Há quase meio século, estávamos em regime fascista, estudava-se o conhecimento (permitido) da coisa pública. Como cidadãos arregimentados tínhamos obrigação de conhecer e reflectir sobre os fundamentos das nossas obrigações para com o Estado e da nossa devoção para com a Nação eterna. A matéria em causa era apelidada de “Organização Política e Administrativa da Nação” e conhecida abreviadamente por OPAN.
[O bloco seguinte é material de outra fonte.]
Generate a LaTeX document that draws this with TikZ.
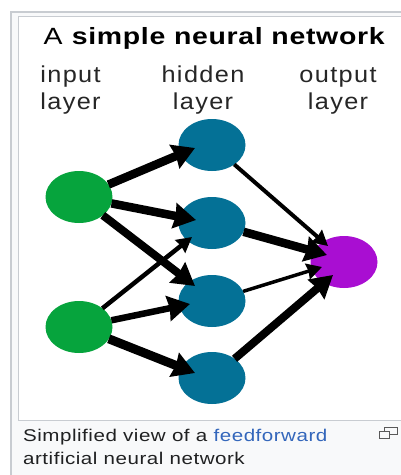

A fonte oficial de conhecimento era obviamente vesga no que se referia ao conteúdo e enviesada quanto à isenção intelectual e ética. Mas tinha uma virtude irrefutável: abria-nos um apetite voraz pela matéria que nos impelia à procura obsessiva de um complemento de suprimentos alimentares noutras fontes no grande mercado das ideias.
Em tudo o regime actual se opôs ao regime fascista.
Se o regime fascista tinha um Estado forte a governar a Nação, anda hoje a Nação a desgoverno e o Estado a governar-se como pode. Parece a Nação a locomotiva lançada sem condutor a todo o vapor por esses carris fora; as forças que a governam são todas exteriores; a sua acção limita-se apenas a agulhar os carris de modo a frenar ou a acelerar a sua velocidade e a imprimir-lhe rumo e orientação; o Estado é a mão-de-obra que essas forças utilizam para materializarem os seus desígnios.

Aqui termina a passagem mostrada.